The problem is that, for beginners, some details stay off the radar. When that happens, the consórcio stops being an ally and becomes a source of financial strain.

How a consórcio weighs on (or relieves) your budget

In a consórcio, you join a group, pay monthly installments, and compete for the credit letter through a draw or a bid. There is no interest, but there are fees that make a difference in the final cost.

The impact on your wallet depends less on the individual installment and more on the overall set:

- Administration fee spread over the term - Periodic adjustments to the credit letter - Time until contemplation

When these points are not clear, warning signs appear.

Sign 1: an installment that increases without you understanding why

Many people join a consórcio thinking the installment will be predictable from start to finish. That is not quite the case.
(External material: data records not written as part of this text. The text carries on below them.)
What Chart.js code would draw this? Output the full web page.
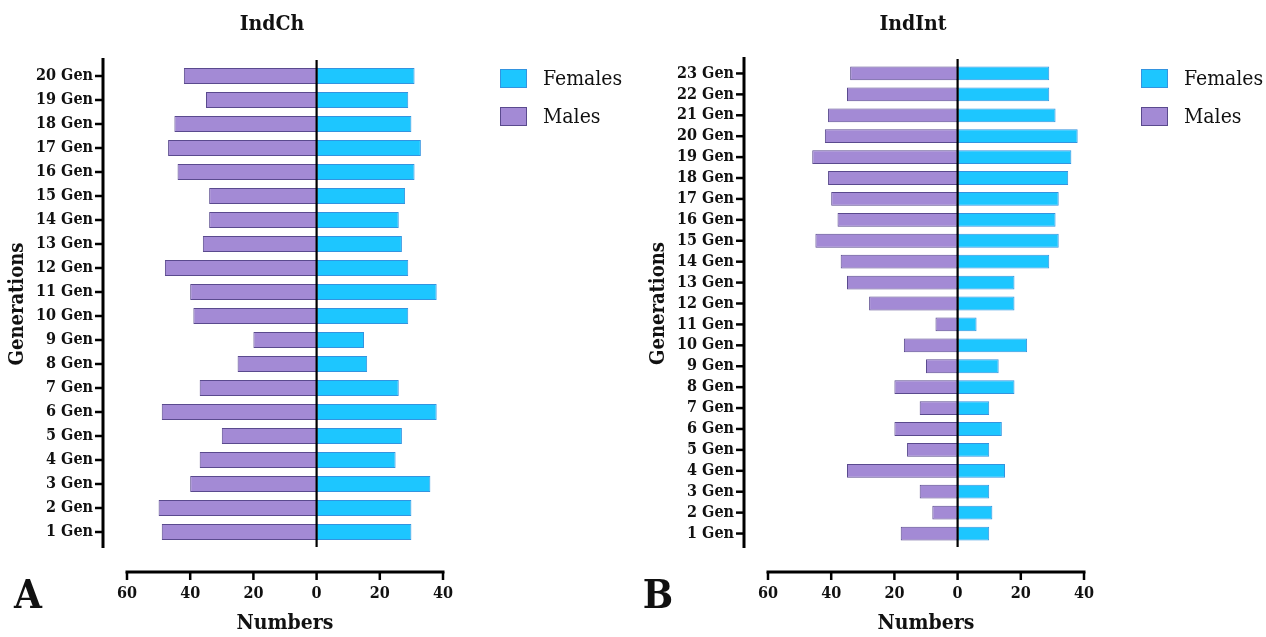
<!DOCTYPE html>
<html><head><meta charset="utf-8">
<script src="https://cdn.jsdelivr.net/npm/chart.js@4.4.0/dist/chart.umd.min.js"></script>
<style>
html,body{margin:0;padding:0;background:#fff;}
#wrap{position:relative;width:1266px;height:637px;overflow:hidden;background:#fff;}
#cA{position:absolute;left:0;top:0;}
#cB{position:absolute;left:641px;top:0;}
</style></head><body>
<div id="wrap">
<canvas id="cA" width="640" height="637"></canvas>
<canvas id="cB" width="625" height="637"></canvas>
</div>
<script>
// ---------- data ----------
const gensA = ['1 Gen','2 Gen','3 Gen','4 Gen','5 Gen','6 Gen','7 Gen','8 Gen','9 Gen','10 Gen',
               '11 Gen','12 Gen','13 Gen','14 Gen','15 Gen','16 Gen','17 Gen','18 Gen','19 Gen','20 Gen'];
const femalesA = [30,30,36,25,27,38,26,16,15,29,38,29,27,26,28,31,33,30,29,31];
const malesA   = [49,50,40,37,30,49,37,25,20,39,40,48,36,34,34,44,47,45,35,42];

const gensB = ['1 Gen','2 Gen','3 Gen','4 Gen','5 Gen','6 Gen','7 Gen','8 Gen','9 Gen','10 Gen',
               '11 Gen','12 Gen','13 Gen','14 Gen','15 Gen','16 Gen','17 Gen','18 Gen','19 Gen','20 Gen',
               '21 Gen','22 Gen','23 Gen'];
const femalesB = [10,11,10,15,10,14,10,18,13,22,6,18,18,29,32,31,32,35,36,38,31,29,29];
const malesB   = [18,8,12,35,16,20,12,20,10,17,7,28,35,37,45,38,40,41,46,42,41,35,34];

const xTicks = [-60,-40,-20,0,20,40];
const seriesNames = ['Females','Males'];
const titles = ['IndCh','IndInt'];
const letters = ['A','B'];

// ---------- styles ----------
const FAM = "'DejaVu Serif Condensed','DejaVu Serif',serif";
const FEM_FILL = '#1DC6FF', FEM_BORDER = '#3394E0';
const MAL_FILL = '#A38AD5', MAL_BORDER = '#5A4A8E';
Chart.defaults.font.family = FAM;
Chart.defaults.color = '#111';

const decor = {
  id: 'decor',
  afterDatasetsDraw(chart, args, o) {
    const {ctx, chartArea: ca, scales: {x, y}} = chart;
    const line = (a,b,c,d) => { ctx.beginPath(); ctx.moveTo(a,b); ctx.lineTo(c,d); ctx.stroke(); };
    ctx.save();
    ctx.strokeStyle = '#000';
    // zero line
    const x0 = x.getPixelForValue(0);
    ctx.lineWidth = 2.2;
    line(x0, ca.top - 4, x0, ca.bottom + 3);
    // vertical (category) axis, detached
    const ax = ca.left - o.yGap;
    ctx.lineWidth = 3;
    line(ax, ca.top - 6, ax, ca.bottom + 4);
    ctx.lineWidth = 2.5;
    y.ticks.forEach((t, i) => { const py = y.getPixelForTick(i); line(ax - 8, py, ax, py); });
    // horizontal (value) axis, detached
    const ay = ca.bottom + 28;
    ctx.lineWidth = 3;
    line(x.getPixelForValue(x.min) - 1.5, ay, x.getPixelForValue(x.max) + 1.5, ay);
    ctx.lineWidth = 2.5;
    x.ticks.forEach(t => { const px = x.getPixelForValue(t.value); line(px, ay, px, ay + 8); });
    ctx.restore();
  },
  afterDraw(chart, args, o) {
    const {ctx} = chart;
    ctx.save();
    ctx.fillStyle = '#111';
    ctx.textAlign = 'center'; ctx.textBaseline = 'middle';
    ctx.font = "bold 21px " + FAM;
    ctx.fillText(o.title, o.titleX, 25);
    ctx.font = "bold 40px " + FAM;
    ctx.fillText(o.letter, o.letterX, 598);
    // legend
    ctx.textAlign = 'left';
    ctx.font = "21px " + FAM;
    chart.data.datasets.forEach((ds, i) => {
      const cy = 78.5 + i * 38;
      ctx.fillStyle = ds.backgroundColor;
      ctx.fillRect(500, cy - 9.5, 27, 19);
      ctx.strokeStyle = ds.borderColor; ctx.lineWidth = 1;
      ctx.strokeRect(500.5, cy - 9, 26, 18);
      ctx.fillStyle = '#111';
      ctx.fillText(ds.label, 543, cy + 1);
    });
    ctx.restore();
  }
};

function makeChart(id, labels, fem, mal, idx, padTop, padRight, letterX) {
  return new Chart(document.getElementById(id), {
    type: 'bar',
    data: {
      labels: labels,
      datasets: [
        { label: seriesNames[0], data: fem, backgroundColor: FEM_FILL, borderColor: FEM_BORDER,
          borderWidth: 1, borderSkipped: false, categoryPercentage: 1, barPercentage: 0.66 },
        { label: seriesNames[1], data: mal.map(v => -v), backgroundColor: MAL_FILL, borderColor: MAL_BORDER,
          borderWidth: 1, borderSkipped: false, categoryPercentage: 1, barPercentage: 0.66 }
      ]
    },
    options: {
      indexAxis: 'y',
      responsive: false,
      animation: false,
      layout: { padding: { top: padTop, right: padRight, left: 0, bottom: 0 } },
      plugins: {
        legend: { display: false },
        tooltip: { enabled: false },
        decor: { title: titles[idx], titleX: 272, letter: letters[idx], letterX: letterX, yGap: 24 }
      },
      scales: {
        x: {
          stacked: true, min: xTicks[0], max: xTicks[xTicks.length - 1],
          afterBuildTicks: s => { s.ticks = xTicks.map(v => ({value: v})); },
          border: { display: false },
          grid: { display: false, drawTicks: false },
          ticks: { padding: 40, color: '#111', font: { size: 16, weight: 'bold' },
                   callback: v => Math.abs(v) },
          title: { display: true, text: 'Numbers', color: '#111', padding: { top: 0, bottom: 1 },
                   font: { size: 21, weight: 'bold' } },
          afterFit: s => { s.height = 637 - 544; }
        },
        y: {
          stacked: true, reverse: true, offset: true,
          border: { display: false },
          grid: { display: false, drawTicks: false },
          ticks: { padding: 34, color: '#111', font: { size: 16, weight: 'bold' }, autoSkip: false },
          title: { display: true, text: 'Generations', color: '#111', padding: { top: 6, bottom: 0 },
                   font: { size: 20, weight: 'bold' } },
          afterFit: s => { s.width = 127; }
        }
      }
    },
    plugins: [decor]
  });
}

makeChart('cA', gensA, femalesA, malesA, 0, 64, 640 - 443, 28);
makeChart('cB', gensB, femalesB, malesB, 1, 63, 625 - 443, 17);
</script>
</body></html>
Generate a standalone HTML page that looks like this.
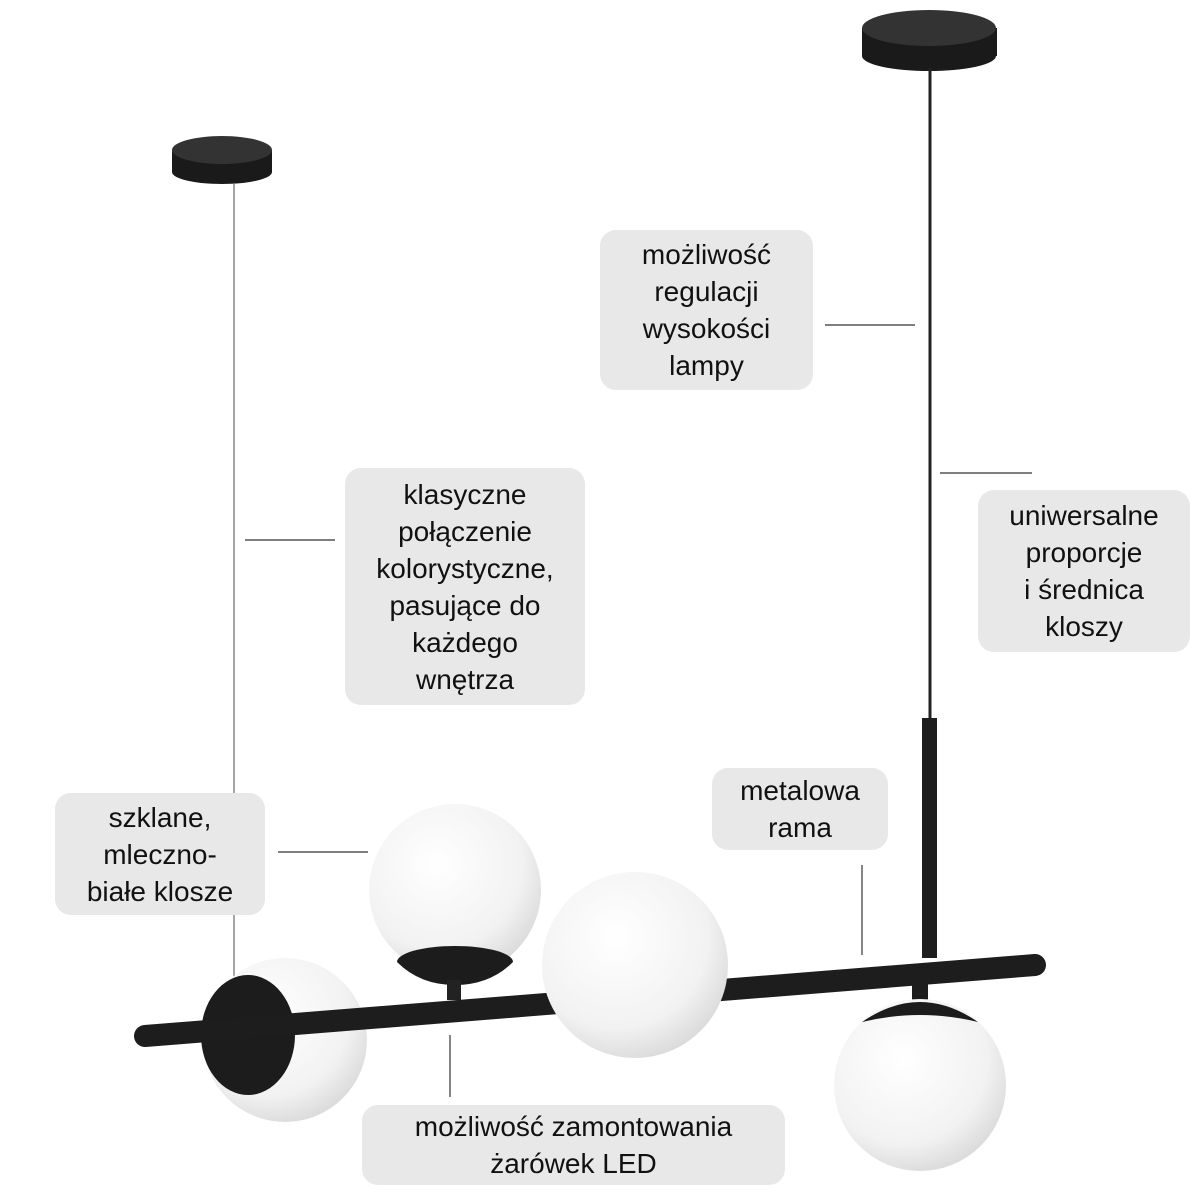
<!DOCTYPE html>
<html><head><meta charset="utf-8"><style>
html,body{margin:0;padding:0;background:#fff;width:1200px;height:1200px;overflow:hidden}
.b{position:absolute;background:#e8e8e8;border-radius:16px;font-family:"Liberation Sans",sans-serif;font-size:28px;line-height:37px;color:#111;text-align:center;display:flex;align-items:center;justify-content:center}
svg{position:absolute;left:0;top:0}
</style></head><body>
<svg width="1200" height="1200" viewBox="0 0 1200 1200">
<defs>
<radialGradient id="g" cx="40%" cy="35%" r="70%"><stop offset="0" stop-color="#fff"/><stop offset=".7" stop-color="#f2f2f2"/><stop offset="1" stop-color="#d8d8d8"/></radialGradient>
</defs>
<rect x="172" y="150" width="100" height="22" fill="#1a1a1a"/>
<ellipse cx="222" cy="172" rx="50" ry="12" fill="#1a1a1a"/>
<ellipse cx="222" cy="150" rx="50" ry="14" fill="#333"/>
<line x1="234" y1="184" x2="234" y2="1040" stroke="#888" stroke-width="1.5"/>
<rect x="862" y="28" width="135" height="28" fill="#1a1a1a"/>
<ellipse cx="929" cy="56" rx="67" ry="15" fill="#1a1a1a"/>
<ellipse cx="929" cy="28" rx="67" ry="18" fill="#333"/>
<line x1="930" y1="68" x2="930" y2="720" stroke="#222" stroke-width="3"/>
<rect x="922" y="718" width="15" height="240" fill="#1d1d1d"/>
<circle cx="455" cy="890" r="86" fill="url(#g)"/>
<path d="M397 962 A58 16 0 0 1 513 962 Q490 985 455 985 Q420 985 397 962Z" fill="#1c1c1c"/>
<rect x="447" y="980" width="14" height="20" fill="#222"/>
<circle cx="285" cy="1040" r="82" fill="url(#g)"/>
<ellipse cx="248" cy="1035" rx="47" ry="60" fill="#1c1c1c"/>
<line x1="145" y1="1036" x2="1035" y2="965" stroke="#1d1d1d" stroke-width="22" stroke-linecap="round"/>
<circle cx="635" cy="965" r="93" fill="url(#g)"/>
<rect x="912" y="972" width="16" height="30" fill="#1d1d1d"/>
<circle cx="920" cy="1085" r="86" fill="url(#g)"/>
<path d="M862 1022 Q920 982 978 1022 Q920 1008 862 1022Z" fill="#1c1c1c"/>
<g stroke="#333" stroke-width="1.2">
<line x1="825" y1="325" x2="915" y2="325"/>
<line x1="940" y1="473" x2="1032" y2="473"/>
<line x1="245" y1="540" x2="335" y2="540"/>
<line x1="278" y1="852" x2="368" y2="852"/>
<line x1="862" y1="865" x2="862" y2="955"/>
<line x1="450" y1="1035" x2="450" y2="1097"/>
</g>
</svg>
<div class="b" style="left:600px;top:230px;width:213px;height:160px">możliwość<br>regulacji<br>wysokości<br>lampy</div>
<div class="b" style="left:978px;top:490px;width:212px;height:162px">uniwersalne<br>proporcje<br>i średnica<br>kloszy</div>
<div class="b" style="left:345px;top:468px;width:240px;height:237px">klasyczne<br>połączenie<br>kolorystyczne,<br>pasujące do<br>każdego<br>wnętrza</div>
<div class="b" style="left:55px;top:793px;width:210px;height:122px">szklane,<br>mleczno-<br>białe klosze</div>
<div class="b" style="left:712px;top:768px;width:176px;height:82px">metalowa<br>rama</div>
<div class="b" style="left:362px;top:1105px;width:423px;height:80px">możliwość zamontowania<br>żarówek LED</div>
</body></html>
Amounts can increase because of:

- Adjustment of the reference asset (such as the average price of vehicles) - Contractual updates provided for in the regulations

What to do

Before signing, simulate increase scenarios. Ask how much the installment would be if the reference car rises 10% or 20%. In everyday life, treat the installment as a variable expense and keep a margin in your monthly budget.

Sign 2: anxiety over contemplation turns into an expensive decision

A consórcio has no fixed date for receiving the credit letter. When the need becomes urgent, many beginners go for high bids without planning.

The risk here is twofold:

- Using important savings to make a bid - Compromising cash flow and becoming vulnerable to unforeseen events

What to do

Define before joining the group:

- Whether you depend on the car within a specific timeframe - What is the maximum amount of resources you can use for bids

If the purchase has a set date, a consórcio may not be the ideal instrument. Forcing contemplation usually comes at a high cost.

Sign 3: focusing only on the installment and forgetting the total cost

An installment that fits the monthly budget can hide a total cost higher than expected. Administration fees, reserve funds, and long terms make a difference in the final amount paid.

Comparing only the consórcio installment with a loan installment is a common mistake.

What to do

Put everything on paper:

- Total amount paid at the end of the plan - Time until you have the car in hand - Vehicle costs after purchase (taxes, insurance, maintenance)

This perspective avoids decisions based solely on the immediate relief of a smaller installment.

When a consórcio makes sense for your wallet

A consórcio usually works best when:

- The purchase is not urgent - The budget is stable - There is discipline to keep payments for several years

Outside this scenario, warning signs tend to appear early.

A shock-free consórcio starts with reading the contract

For beginners, the biggest mistake is relying only on verbal explanations. The regulations contain the rules that truly apply.

Read carefully:

- Adjustment criteria - Fees charged throughout the plan - Bid and contemplation rules

Understanding these points before joining is the most efficient step to ensure the consórcio helps — and does not hinder — the balance of your wallet.